BY COUNCILOR GILBERT:
WHEREAS, Duane Caywood and the Northern Communities Land Trust own property located at 2606, 2610 and 2614 West Second Street, legally described as westerly 40 feet of Lot 420, all of Lot 422 and the east 30 feet of Lot 424, Block 79, Duluth Proper Second Division; and
WHEREAS, Northern Communities Land Trust, by Jeff Corey, executive director, has appealed the board of zoning appeals denial of a variance request to reduce the required frontage from 50 feet to 40 feet and reduce the minimum outside width of a dwelling from 20 feet to 18 feet for the construction of three single-family dwellings on property located at 2606, 2610 and 2614 West Second Street; and
WHEREAS, Chapter 50-20.2 requires 50 feet minimum frontage for a single family dwelling in an R-3 zoning district and Section 50-1.20 defines a one-family dwelling as having a minimum outside width of 20 feet measured at its narrowest point; and
WHEREAS, the board of zoning appeals denied the variance request because it found that no hardship to the property existed which constituted special circumstances or conditions applying to the land in question which was peculiar to such property and did not apply generally to other land or buildings in the vicinity, and because it was not necessary for the preservation and enjoyment of a substantial property right and not merely a convenience of the applicant; and
WHEREAS, the board of zoning appeals determined that an 11-unit apartment building could legally be constructed on the property without the need for a variance and that there was no basis in the zoning code for reducing the minimum lot frontage requirement except under an approved Traditional Neighborhood District; and
WHEREAS, the granting of this variance was not justified under the existing verbiage of the Zoning Code; and
WHEREAS, pursuant to Section 50-47 of the Duluth City Code, 1959, as amended, in order to grant this appeal and issue the requested variance, the city council would be required to find that by reason of exceptional narrowness, shallowness or shape of the property, or by reason of exceptional topographic conditions or other extraordinary and exceptional situation or condition of the property, the strict application of the terms of Chapter 50 would result in peculiar and exceptional practical difficulties to or exceptional or undue hardship upon the owner of such property and that such relief may be granted without substantial detriment to the public good and without substantially impairing the intent of the zoning plan and the Zoning Code; in addition the council must find that special circumstances or conditions applying to the building or land in question which are peculiar to such property or immediately adjoining property, and do not apply generally to other land or buildings in the vicinity, that the granting of the application is necessary for the preservation and enjoyment of a substantial property right and not merely to serve as a convenience to the applicant and that authorizing of the variance will not impair an adequate supply of light and air to adjacent property or unreasonably increase the congestion in public streets or increase the danger of fire or imperil the public safety or unreasonably diminish or impair established property values within the surrounding areas or in any other respect impair the health, safety, comfort, morals or general welfare of the inhabitants of the city; and
WHEREAS, the city council has considered this appeal and agrees with the decision of the board of zoning appeals that the granting of a variance to allow the construction of three dwellings on property reducing the required minimum frontage from 50 feet to 40 feet and the minimum outside width of a dwelling from 20 feet to 18 feet cannot be made in this case.
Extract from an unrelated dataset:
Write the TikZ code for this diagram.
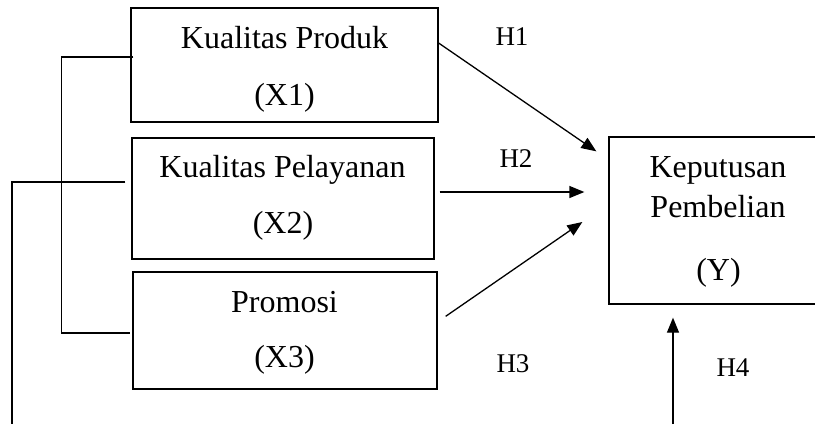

NOW, THEREFORE, BE IT RESOLVED, that the city council hereby finds denying the requested variance would not create a hardship to the property in that no special circumstances apply to the property which are peculiar to that property or do not apply generally to other land in the vicinity and it is not necessary to grant the variance for the preservation and enjoyment of a substantial property right.
FURTHER RESOLVED, by the city of Duluth that the board of zoning appeals’ decision of April 26, 2005, is hereby affirmed by the city council and the appeal is denied.
STATEMENT OF PURPOSE: This resolution affirms the decision of the board of zoning appeals to deny a request to reduce the required frontage from 50 feet to 40 feet and to reduce the minimum outside width of a dwelling from 20 feet to 18 feet for the construction of three single-family dwellings on property located at 2606, 2610, and 2614 West Second Street. The council agreed with the board’s findings and found that no physical characteristic peculiar to the property prevented the owner from exercising a substantial property right, and that granting a variance would result in negative impacts on the surrounding neighborhood. The council determined that granting a variance would violate the requirements of the Zoning Code.